- [WHAT THE EXERCISE ASKS] Search the material for "this" and show all lines that contain it.

- [EXTRACTED DATA]
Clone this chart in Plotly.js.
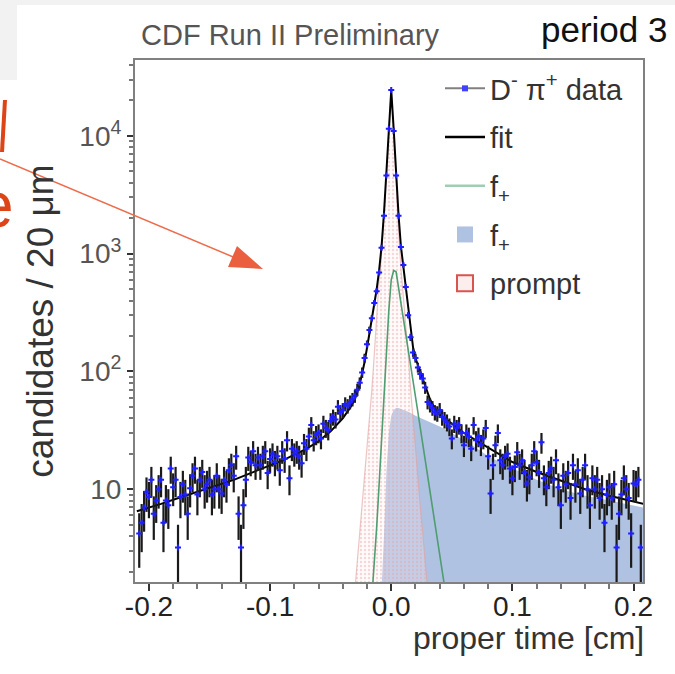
---
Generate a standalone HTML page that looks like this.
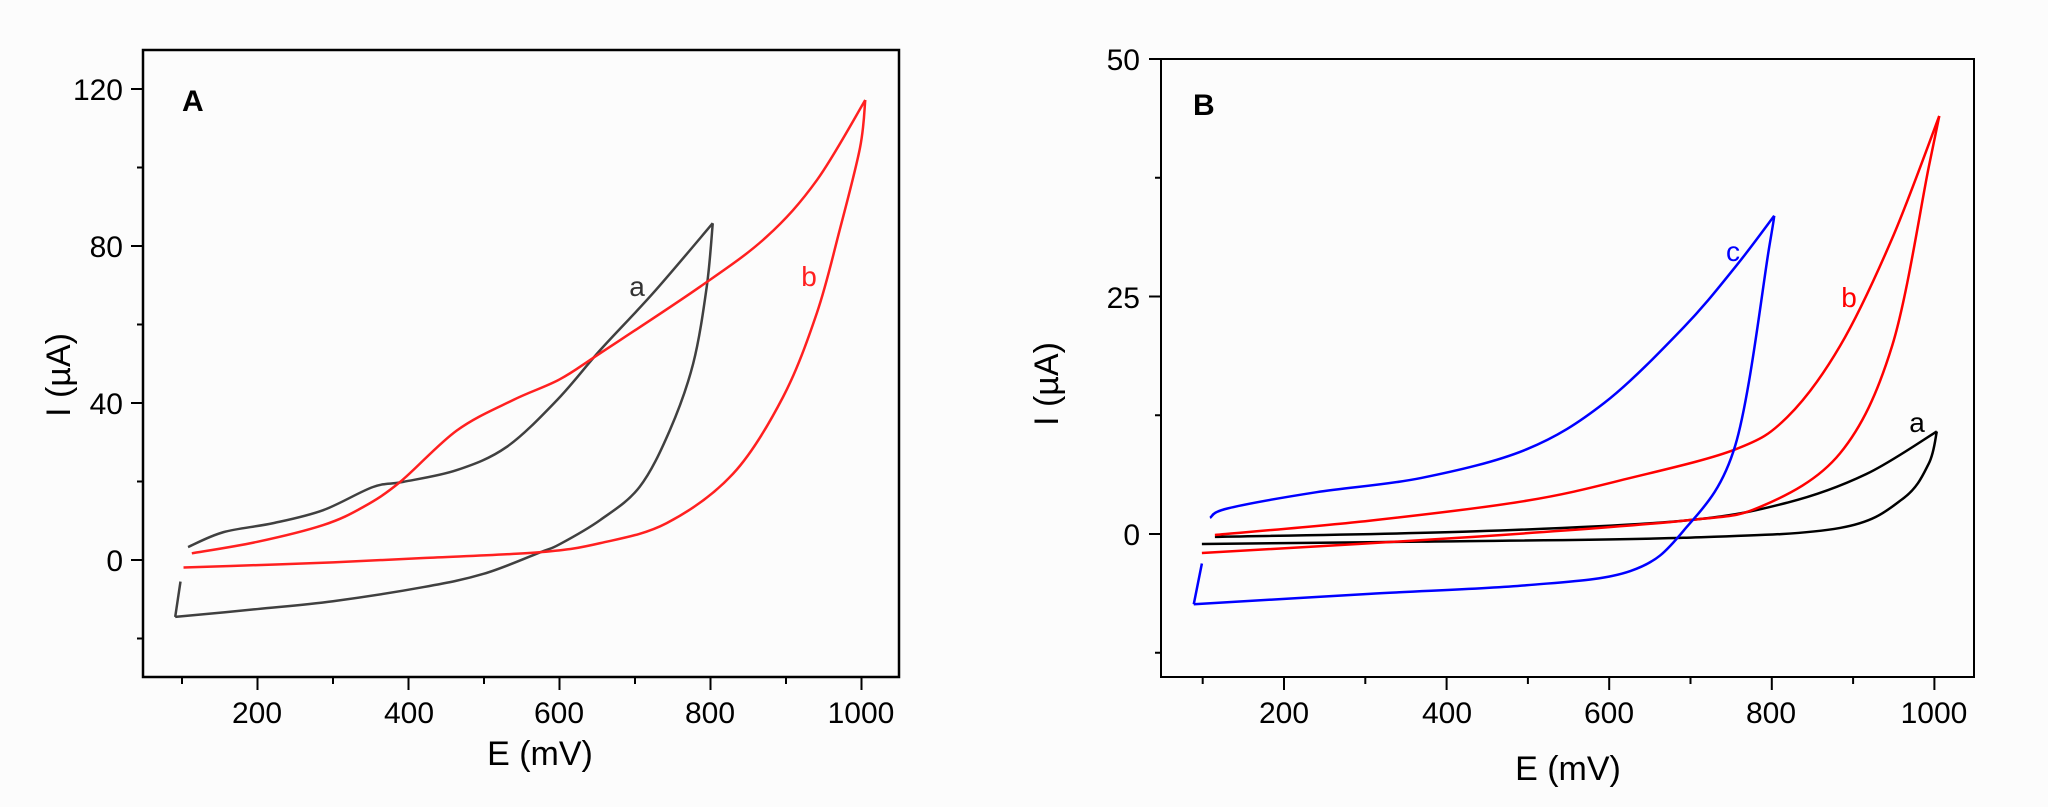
* * *
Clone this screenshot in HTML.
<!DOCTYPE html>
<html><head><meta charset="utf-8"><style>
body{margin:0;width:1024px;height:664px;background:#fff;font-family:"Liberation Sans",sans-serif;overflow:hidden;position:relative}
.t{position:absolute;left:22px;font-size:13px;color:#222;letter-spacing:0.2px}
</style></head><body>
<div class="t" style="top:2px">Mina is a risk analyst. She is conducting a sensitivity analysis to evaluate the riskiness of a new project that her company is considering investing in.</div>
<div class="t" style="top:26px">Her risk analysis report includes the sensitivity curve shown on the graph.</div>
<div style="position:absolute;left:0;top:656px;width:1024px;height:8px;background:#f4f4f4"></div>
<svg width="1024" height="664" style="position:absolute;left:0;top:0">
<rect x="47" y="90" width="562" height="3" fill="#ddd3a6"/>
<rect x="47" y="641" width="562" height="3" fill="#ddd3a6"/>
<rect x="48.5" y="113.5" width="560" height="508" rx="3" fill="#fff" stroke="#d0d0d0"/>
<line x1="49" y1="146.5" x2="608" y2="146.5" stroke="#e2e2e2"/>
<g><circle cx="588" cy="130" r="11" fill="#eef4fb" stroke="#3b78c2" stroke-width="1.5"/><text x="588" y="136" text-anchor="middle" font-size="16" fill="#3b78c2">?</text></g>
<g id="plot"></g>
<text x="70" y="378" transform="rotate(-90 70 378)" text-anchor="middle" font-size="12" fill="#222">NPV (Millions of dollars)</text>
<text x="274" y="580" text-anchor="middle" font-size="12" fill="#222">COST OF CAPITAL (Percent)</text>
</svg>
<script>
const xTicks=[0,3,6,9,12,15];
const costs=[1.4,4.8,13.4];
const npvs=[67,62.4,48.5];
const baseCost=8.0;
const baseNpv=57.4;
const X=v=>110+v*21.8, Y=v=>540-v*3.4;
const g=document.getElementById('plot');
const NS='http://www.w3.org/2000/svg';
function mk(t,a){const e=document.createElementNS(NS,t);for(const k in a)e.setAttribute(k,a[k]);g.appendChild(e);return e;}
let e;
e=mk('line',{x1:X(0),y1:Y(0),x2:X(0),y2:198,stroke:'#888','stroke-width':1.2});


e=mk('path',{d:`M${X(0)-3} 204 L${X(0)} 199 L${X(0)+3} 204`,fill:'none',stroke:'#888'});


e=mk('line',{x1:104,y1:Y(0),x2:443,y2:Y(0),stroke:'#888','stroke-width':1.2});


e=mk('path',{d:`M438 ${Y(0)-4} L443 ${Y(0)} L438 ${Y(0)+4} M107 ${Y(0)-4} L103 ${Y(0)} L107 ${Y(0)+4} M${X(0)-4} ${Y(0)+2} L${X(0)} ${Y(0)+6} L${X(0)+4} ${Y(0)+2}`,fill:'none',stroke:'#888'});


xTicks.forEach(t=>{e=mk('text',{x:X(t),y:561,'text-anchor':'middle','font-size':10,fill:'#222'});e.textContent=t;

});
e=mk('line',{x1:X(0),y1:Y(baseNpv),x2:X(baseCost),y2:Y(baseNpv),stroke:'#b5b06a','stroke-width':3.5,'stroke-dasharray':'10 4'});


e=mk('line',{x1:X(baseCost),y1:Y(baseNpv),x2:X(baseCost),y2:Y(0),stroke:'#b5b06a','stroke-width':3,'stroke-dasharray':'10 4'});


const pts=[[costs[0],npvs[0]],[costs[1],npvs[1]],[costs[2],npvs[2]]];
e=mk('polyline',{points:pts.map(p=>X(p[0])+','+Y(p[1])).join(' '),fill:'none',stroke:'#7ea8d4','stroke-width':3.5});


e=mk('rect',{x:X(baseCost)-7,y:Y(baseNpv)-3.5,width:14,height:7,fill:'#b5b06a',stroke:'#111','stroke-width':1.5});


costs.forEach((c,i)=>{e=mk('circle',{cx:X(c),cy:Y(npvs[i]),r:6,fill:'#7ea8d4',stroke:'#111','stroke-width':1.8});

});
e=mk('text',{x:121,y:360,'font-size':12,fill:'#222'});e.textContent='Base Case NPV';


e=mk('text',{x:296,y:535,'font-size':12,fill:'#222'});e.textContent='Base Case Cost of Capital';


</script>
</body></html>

- [PROBLEM SOLUTION]
Clone this chart in Plotly.js.
Generate a standalone HTML page that looks like this.
Clone this screenshot in HTML.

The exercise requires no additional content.